Уже на генеральной репетиции, в артистических коридорах, никого нельзя было узнать: казалось, это все настоящие подростки. Смолич точно родился гимназистом «с серьезным будущим». Цыбастой, несложившейся девочкой смотрела Ро-щина-Инсарова. А про Домашеву подлинные гимназистки, мои приятельницы, подлинные участницы одного из подлинных «Зеленых колец» – спрашивали после спектакля: «Ведь Домашевой не больше же пятнадцати лет? Как же она уж актриса?»
Немного остается прибавить к моим «воспоминаниям». Первое представление состоялось 18-го апреля[18]. Пьеса прошла так же, как прошли и проходят все другие. Так же давала она полные сборы, – со времен войны все пьесы дают полные сборы… Так же и бранили ее, – газеты вечерние, газеты утренние, – как всякую другую. Однако нет: бранили хуже другой. С раздражением, напомнившим мне первый, частный, отзыв старых литераторов. Только насчет «безнравственности» не догадались. В голову, должно быть, не пришло. Уж очень далекими от «безнравственности» вышли «дети» Мейерхольда.
Не критика пьесы (дело обычное), – но именно эта нотка раздражения особенно любопытна. Опять «старые» – начальники, родители, воспитатели и вершители, – рассердились на дерзкую молодежь. Молокососы, читающие Гегеля! Еще лезут «с милосердием»! Не милосердие ваше нужно: послушание.
Да и нет вовсе таких «молодых», успокаивает себя дальше самодовлеющая старость. Все одни выдумки. Все пока обстоит благополучно.
Я не спорю, гораздо покойнее для «старых» вовсе не думать о «новом». Упразднить самый вопрос. Это легко, если пожелать; ведь новое зреет в тишине и тайне, новые в газетах не пишут…
Ну, а когда новое все-таки скажется? Пусть длинен сегодняшний день, но «завтра» непременно придет, закрывай – не закрывай глаз. Такие ли эти завтрашние люди, как герои «Зеленого Кольца», тот не такие, и все ли они сейчас юны (по возрасту цифровому) – я не знаю. Знаю, однако, что опор для своего строительства они будут искать своих, – прежних не возьмут: «насмотрелись на это ихнее старое устройство!..» И знаю еще, что борьба с «новыми» не минует «старых», как ни уверяй они себя, что «все благополучно», «все на своих местах».

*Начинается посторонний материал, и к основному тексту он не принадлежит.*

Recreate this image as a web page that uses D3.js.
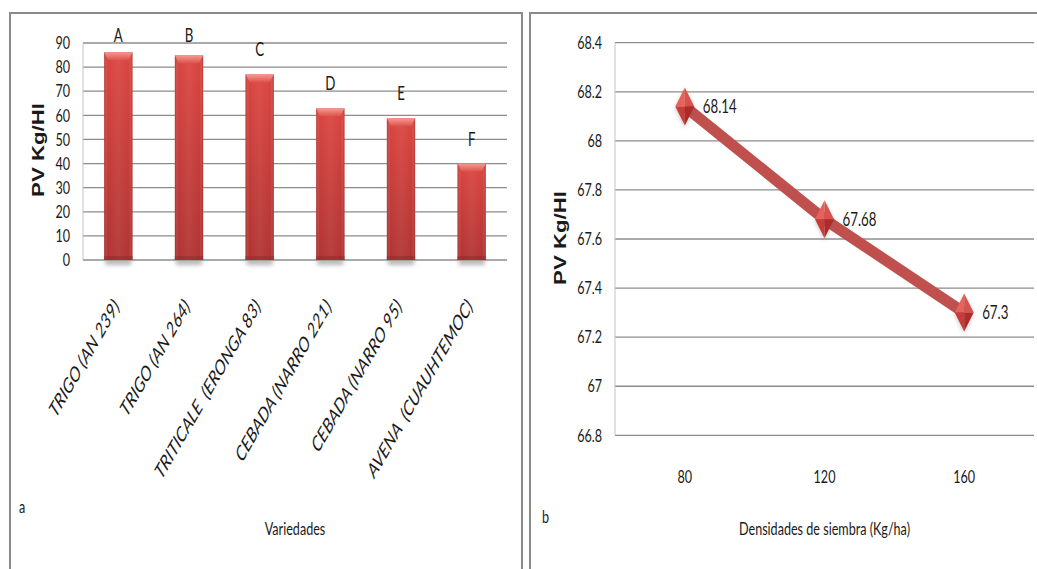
<!DOCTYPE html>
<html>
<head>
<meta charset="utf-8">
<script src="https://cdn.jsdelivr.net/npm/d3@7"></script>
<style>
  html, body { margin: 0; padding: 0; background: #fff; }
  svg { display: block; }
  text { font-family: Lato, "Open Sans", sans-serif; fill: #1a1a1a; white-space: pre; }
</style>
</head>
<body>
<svg id="chart" width="1037" height="569"></svg>
<script>
// Panel a: test weight by variety
const varieties = ["TRIGO (AN 239)", "TRIGO (AN 264)", "TRITICALE  (ERONGA 83)",
                   "CEBADA (NARRO 221)", "CEBADA (NARRO 95)", "AVENA  (CUAUHTEMOC)"];
const pvVariety = [86.2, 84.9, 77.0, 62.9, 58.8, 40.0];
const groupLetters = ["A", "B", "C", "D", "E", "F"];
const yTicksA = [0, 10, 20, 30, 40, 50, 60, 70, 80, 90];

// Panel b: test weight by sowing density
const densities = ["80", "120", "160"];
const pvDensity = [68.14, 67.68, 67.3];
const yTicksB = [66.8, 67, 67.2, 67.4, 67.6, 67.8, 68, 68.2, 68.4];

const K = 0.7;            // horizontal squeeze applied to all lettering
const GRID = "#8c8c8c";

const svg = d3.select("#chart");
const defs = svg.append("defs");

// ---- gradients / filters ----
const gBody = defs.append("linearGradient").attr("id", "barBody")
  .attr("x1", 0).attr("y1", 0).attr("x2", 0).attr("y2", 1);
gBody.append("stop").attr("offset", "0%").attr("stop-color", "#db4540");
gBody.append("stop").attr("offset", "100%").attr("stop-color", "#b03433");

const gSide = defs.append("linearGradient").attr("id", "barSide")
  .attr("x1", 0).attr("y1", 0).attr("x2", 1).attr("y2", 0);
gSide.append("stop").attr("offset", "0%").attr("stop-color", "#7a1010").attr("stop-opacity", 0.35);
gSide.append("stop").attr("offset", "12%").attr("stop-color", "#ffffff").attr("stop-opacity", 0.0);
gSide.append("stop").attr("offset", "50%").attr("stop-color", "#ffffff").attr("stop-opacity", 0.06);
gSide.append("stop").attr("offset", "88%").attr("stop-color", "#ffffff").attr("stop-opacity", 0.0);
gSide.append("stop").attr("offset", "100%").attr("stop-color", "#7a1010").attr("stop-opacity", 0.35);

const gTop = defs.append("linearGradient").attr("id", "barTop")
  .attr("x1", 0).attr("y1", 0).attr("x2", 0).attr("y2", 1);
gTop.append("stop").attr("offset", "0%").attr("stop-color", "#f59a94");
gTop.append("stop").attr("offset", "100%").attr("stop-color", "#df514b");

const blur = defs.append("filter").attr("id", "soft")
  .attr("x", "-50%").attr("y", "-50%").attr("width", "200%").attr("height", "200%");
blur.append("feGaussianBlur").attr("stdDeviation", 2);

// ---- panel frames ----
svg.append("rect").attr("x", 10).attr("y", 13).attr("width", 512).attr("height", 600)
  .attr("fill", "none").attr("stroke", "#8a8a8a").attr("stroke-width", 2);
svg.append("rect").attr("x", 530).attr("y", 13).attr("width", 600).attr("height", 600)
  .attr("fill", "none").attr("stroke", "#8a8a8a").attr("stroke-width", 2);

function squeezed(g, x, y, str, size, anchor) {
  return g.append("text")
    .attr("transform", `translate(${x},${y}) scale(${K},1)`)
    .attr("text-anchor", anchor || "middle")
    .style("font-size", size + "px")
    .text(str);
}

function styleLeftAxis(g) {
  g.select(".domain").remove();
  g.selectAll(".tick line").remove();
  g.selectAll(".tick text")
    .attr("x", null)
    .attr("transform", `translate(-13,0) scale(${K},1)`)
    .attr("text-anchor", "end")
    .attr("fill", "#1a1a1a")
    .style("font-size", "18px")
    .style("font-family", "Lato, 'Open Sans', sans-serif");
}

// =================== Panel a ===================
const A = { left: 83, right: 507, top: 43, bottom: 260 };
const xA = d3.scaleBand().domain(varieties).range([A.left, A.right]).paddingInner(0.6).paddingOuter(0.3);
const yA = d3.scaleLinear().domain([0, 90]).range([A.bottom, A.top]);

const pa = svg.append("g");

pa.append("g").selectAll("line").data(yTicksA).join("line")
  .attr("x1", A.left).attr("x2", A.right)
  .attr("y1", d => yA(d)).attr("y2", d => yA(d))
  .attr("stroke", GRID).attr("stroke-width", 1.3);
pa.append("line").attr("x1", A.left).attr("x2", A.left)
  .attr("y1", A.top).attr("y2", A.bottom).attr("stroke", "#c4c4c4");

pa.append("g").attr("transform", `translate(${A.left},0)`)
  .call(d3.axisLeft(yA).tickValues(yTicksA).tickFormat(d3.format("d")).tickSize(0))
  .call(styleLeftAxis);

const bw = xA.bandwidth();
const barData = varieties.map((v, i) => ({ v, val: pvVariety[i], letter: groupLetters[i] }));

// soft shadow beneath each bar
pa.append("g").selectAll("rect").data(barData).join("rect")
  .attr("x", d => xA(d.v) + 1).attr("width", bw - 2)
  .attr("y", A.bottom - 2).attr("height", 7)
  .attr("fill", "#9a9a9a").attr("opacity", 0.7).attr("filter", "url(#soft)");

const bars = pa.append("g").selectAll("g").data(barData).join("g");
bars.append("rect")
  .attr("x", d => xA(d.v)).attr("width", bw)
  .attr("y", d => yA(d.val)).attr("height", d => yA(0) - yA(d.val))
  .attr("fill", "url(#barBody)");
bars.append("rect")
  .attr("x", d => xA(d.v)).attr("width", bw)
  .attr("y", d => yA(d.val)).attr("height", d => yA(0) - yA(d.val))
  .attr("fill", "url(#barSide)");
bars.append("path")
  .attr("d", d => {
    const x0 = xA(d.v), y0 = yA(d.val);
    return `M${x0},${y0}H${x0 + bw}L${x0 + bw - 4},${y0 + 8}H${x0 + 4}Z`;
  })
  .attr("fill", "url(#barTop)");
bars.append("rect")
  .attr("x", d => xA(d.v)).attr("width", bw)
  .attr("y", A.bottom - 4).attr("height", 4)
  .attr("fill", "#8e2a2a").attr("opacity", 0.5);

// significance letters
barData.forEach(d => {
  const yl = Math.max(yA(d.val) - 18, A.top - 1);
  squeezed(pa, xA(d.v) + bw / 2, yl, d.letter, 19, "middle");
});

// rotated category labels
barData.forEach(d => {
  pa.append("text")
    .attr("transform", `translate(${xA(d.v) + bw / 2 + 2},307) scale(${K},1) rotate(-50.5)`)
    .attr("text-anchor", "end")
    .style("font-size", "21px")
    .style("font-style", "italic")
    .text(d.v);
});

squeezed(pa, 19, 513, "a", 18, "start");
squeezed(pa, (A.left + A.right) / 2, 535, "Variedades", 18, "middle");

pa.append("text")
  .attr("transform", `translate(44,150) rotate(-90) scale(1.39,1)`)
  .attr("text-anchor", "middle")
  .style("font-family", "'Liberation Sans', Arial, sans-serif")
  .style("font-weight", "bold")
  .style("font-size", "16px")
  .text("PV Kg/Hl");

// =================== Panel b ===================
const B = { left: 615, right: 1034, top: 42.7, bottom: 435.3 };
const xB = d3.scalePoint().domain(densities).range([B.left, B.right]).padding(0.5);
const yB = d3.scaleLinear().domain([66.8, 68.4]).range([B.bottom, B.top]);

const pb = svg.append("g");

pb.append("g").selectAll("line").data(yTicksB).join("line")
  .attr("x1", B.left).attr("x2", B.right)
  .attr("y1", d => yB(d)).attr("y2", d => yB(d))
  .attr("stroke", GRID).attr("stroke-width", 1.3);
pb.append("line").attr("x1", B.left).attr("x2", B.left)
  .attr("y1", B.top).attr("y2", B.bottom).attr("stroke", "#c4c4c4");

pb.append("g").attr("transform", `translate(${B.left},0)`)
  .call(d3.axisLeft(yB).tickValues(yTicksB).tickFormat(d => String(+d.toFixed(1))).tickSize(0))
  .call(styleLeftAxis);

densities.forEach(d => squeezed(pb, xB(d), 483, d, 18, "middle"));

const ptData = densities.map((d, i) => ({ d, val: pvDensity[i] }));

pb.append("path")
  .datum(ptData)
  .attr("d", d3.line().x(p => xB(p.d)).y(p => yB(p.val)))
  .attr("fill", "none")
  .attr("stroke", "#c0504d")
  .attr("stroke-width", 11)
  .attr("stroke-linejoin", "round");

// faceted diamond markers
const hw = 9.5, hh = 19;
const marks = pb.append("g").selectAll("g").data(ptData).join("g")
  .attr("transform", p => `translate(${xB(p.d)},${yB(p.val)})`);
marks.append("path").attr("d", `M0,${-hh + 2}L${hw},2L0,${hh + 2}L${-hw},2Z`)
  .attr("fill", "#666").attr("opacity", 0.35).attr("filter", "url(#soft)");
marks.append("path").attr("d", `M0,${-hh}L0,0L${-hw},0Z`).attr("fill", "#e8625c");
marks.append("path").attr("d", `M0,${-hh}L${hw},0L0,0Z`).attr("fill", "#d8514b");
marks.append("path").attr("d", `M${-hw},0L0,0L0,${hh}Z`).attr("fill", "#c73c38");
marks.append("path").attr("d", `M0,0L${hw},0L0,${hh}Z`).attr("fill", "#ad2c2a");

ptData.forEach(p => {
  squeezed(pb, xB(p.d) + 18, yB(p.val), String(p.val), 19, "start").attr("dy", "0.36em");
});

squeezed(pb, 542, 523, "b", 18, "start");
squeezed(pb, (B.left + B.right) / 2, 535, "Densidades de siembra (Kg/ha)", 18, "middle");

pb.append("text")
  .attr("transform", `translate(566,238) rotate(-90) scale(1.39,1)`)
  .attr("text-anchor", "middle")
  .style("font-family", "'Liberation Sans', Arial, sans-serif")
  .style("font-weight", "bold")
  .style("font-size", "16px")
  .text("PV Kg/Hl");
</script>
</body>
</html>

Самая поспешность заверений, замазывание вопроса и злоба, злоба, – уже показывают, что полного-то упокоения у «сегодняшних» нет. Рождается тревога. Шатаются устои…
Через головы людей прошлого, боязливо ненавидящих или равнодушно не понимающих, я посылаю привет тем, которые придут завтра. Всем тем, юным годами и сердцем, кто в тишине кует оружие «знания и воли», кто предчувствует радость борьбы и верит в силу «совместности»; всем, и близким ведомым, и далеким неведомым – всем, всем!
А старая ненависть не страшна. У людей будущего есть «милосердие»… оно беспощадно: оно победит.